In 1978, the use of CFC propellants in spray cans was banned in the U.S. In the 1980s, the Antarctic "ozone hole" Exit EPA Disclaimer appeared and an international science assessment more strongly linked the release of CFCs and ozone depletion. It became evident that a stronger worldwide response was needed. In 1987, the Montreal Protocol was signed and the signatory nations committed themselves to a reduction in the use of CFCs and other ozone-depleting substances.

Since that time, the treaty has been amended multiple times to accelerate the phaseout of CFCs, HCFCs, and other ozone depleting substances. Today, over 190 countries have ratified the treaty. For over a decade the production of CFCs has been banned, with limited exceptions for essential uses. The next step in the elimination of ozone depleting substances occurs in 2010 when EPA will ban the production of the most harmful HCFCs. This production phaseout is possible because of efforts to ensure that there are substitute chemicals and technologies for the compounds being phased out.

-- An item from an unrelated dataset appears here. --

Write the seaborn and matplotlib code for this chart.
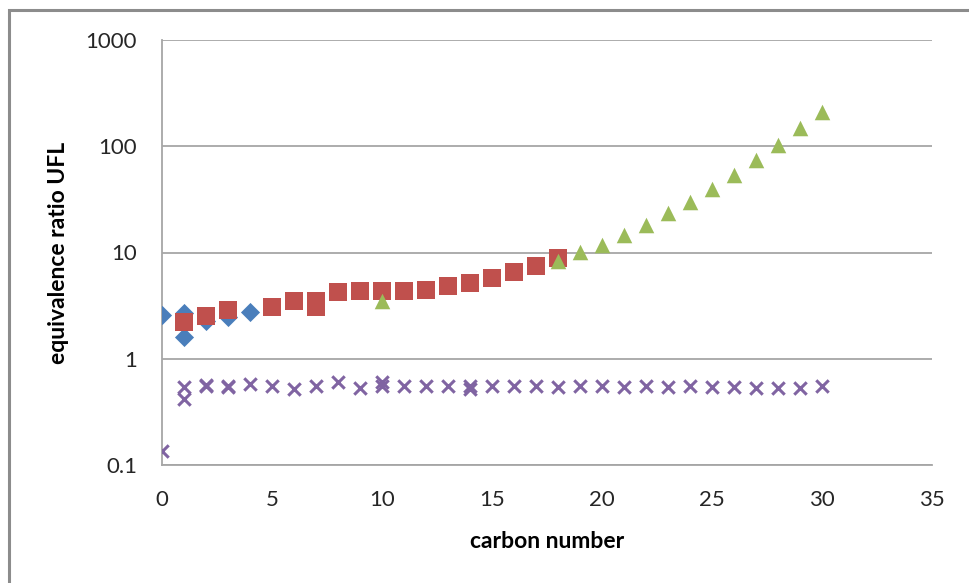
import matplotlib
matplotlib.use("Agg")
import matplotlib.pyplot as plt
import matplotlib.patches as mpatches
import seaborn as sns
import pandas as pd

# series
diamond_x = [0, 1, 1, 2, 3, 4]
diamond_y = [2.6, 2.7, 1.6, 2.25, 2.45, 2.75]

square_x = [1, 2, 3, 5, 6, 7, 7, 8, 9, 10, 11, 12, 13, 14, 15, 16, 17, 18]
square_y = [2.2, 2.55, 2.9, 3.1, 3.5, 3.5, 3.05, 4.25, 4.3, 4.3, 4.3, 4.45,
            4.8, 5.2, 5.8, 6.5, 7.5, 8.9]

triangle_x = [10, 18, 19, 20, 21, 22, 23, 24, 25, 26, 27, 28, 29, 30]
triangle_y = [3.5, 8.3, 10.2, 11.7, 14.7, 18.2, 23.5, 30, 40, 54, 75, 103, 147, 211]

cross_x = [0, 1, 1, 2, 2, 3, 3, 4, 5, 6, 7, 8, 9, 10, 10, 11, 12, 13, 14, 14,
           15, 16, 17, 18, 19, 20, 21, 22, 23, 24, 25, 26, 27, 28, 29, 30]
cross_y = [0.136, 0.54, 0.42, 0.55, 0.57, 0.54, 0.56, 0.58, 0.56, 0.52, 0.56,
           0.61, 0.53, 0.6, 0.55, 0.55, 0.55, 0.55, 0.55, 0.52,
           0.55, 0.55, 0.55, 0.54, 0.55, 0.55, 0.54, 0.55, 0.54, 0.55, 0.54,
           0.54, 0.53, 0.53, 0.53, 0.55]

y_ticks = [0.1, 1, 10, 100, 1000]
y_tick_labels = ["0.1", "1", "10", "100", "1000"]
x_ticks = [0, 5, 10, 15, 20, 25, 30, 35]

df = pd.concat([
    pd.DataFrame({"x": diamond_x, "y": diamond_y, "s": "diamond"}),
    pd.DataFrame({"x": square_x, "y": square_y, "s": "square"}),
    pd.DataFrame({"x": triangle_x, "y": triangle_y, "s": "triangle"}),
    pd.DataFrame({"x": cross_x, "y": cross_y, "s": "cross"}),
], ignore_index=True)

sns.set_theme(style="white")
plt.rcParams["font.family"] = ["Lato", "DejaVu Sans"]

fig = plt.figure(figsize=(9.7, 5.83), dpi=100)
ax = fig.add_axes([162 / 970, 1 - 465 / 583, 770 / 970, 425 / 583])

# outer chart frame (only top and left visible in the reference)
fig.patches.append(mpatches.Rectangle((9 / 970, -0.1), 1.2, 1.1 - 10 / 583,
                                      transform=fig.transFigure, fill=False,
                                      edgecolor="#8c8c8c", linewidth=2.2, zorder=0))

palette = {"diamond": "#4A7EBB", "square": "#C0504D",
           "triangle": "#9BBB59", "cross": "#8064A2"}

sub = df[df.s == "cross"]
sns.scatterplot(data=sub, x="x", y="y", marker="x", color=palette["cross"],
                s=80, linewidth=2.2, ax=ax, legend=False, zorder=3)
sub = df[df.s == "diamond"]
sns.scatterplot(data=sub, x="x", y="y", marker="D", color=palette["diamond"],
                s=95, linewidth=0, ax=ax, legend=False, zorder=3)
sub = df[df.s == "square"]
sns.scatterplot(data=sub, x="x", y="y", marker="s", color=palette["square"],
                s=150, linewidth=0, ax=ax, legend=False, zorder=3)
sub = df[df.s == "triangle"]
sns.scatterplot(data=sub, x="x", y="y", marker="^", color=palette["triangle"],
                s=125, linewidth=0, ax=ax, legend=False, zorder=4)

ax.set_yscale("log")
ax.set_ylim(0.1, 1000)
ax.set_xlim(0, 35)
ax.set_yticks(y_ticks)
ax.set_yticklabels(y_tick_labels)
ax.set_xticks(x_ticks)
ax.minorticks_off()
ax.tick_params(axis="both", length=0, labelsize=16, colors="#262626")
ax.tick_params(axis="y", pad=18)
ax.tick_params(axis="x", pad=18)

ax.yaxis.grid(True, color="#a6a6a6", linewidth=1.3)
ax.set_axisbelow(True)
for side in ["top", "right"]:
    ax.spines[side].set_visible(False)
for side in ["left", "bottom"]:
    ax.spines[side].set_color("#a6a6a6")
    ax.spines[side].set_linewidth(1.3)

ax.set_xlabel("carbon number", fontsize=16.5, fontweight="bold", color="black")
ax.set_ylabel("equivalence ratio UFL", fontsize=16.5, fontweight="bold", color="black")
ax.xaxis.set_label_coords(0.5, -(531 - 465) / 425, transform=ax.transAxes)
ax.yaxis.set_label_coords(-(162 - 69) / 770, 0.5, transform=ax.transAxes)

fig.savefig("out.png", dpi=100)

EPA coordinates numerous regulatory programs designed to help the ozone layer and continues to be active in developing international ozone protection policies. Individuals can also help, primarily by ensuring that technicians working on air conditioning and refrigeration equipment are certified by EPA, that refrigerants are recaptured and not released, and by educating themselves about the issue of ozone depletion.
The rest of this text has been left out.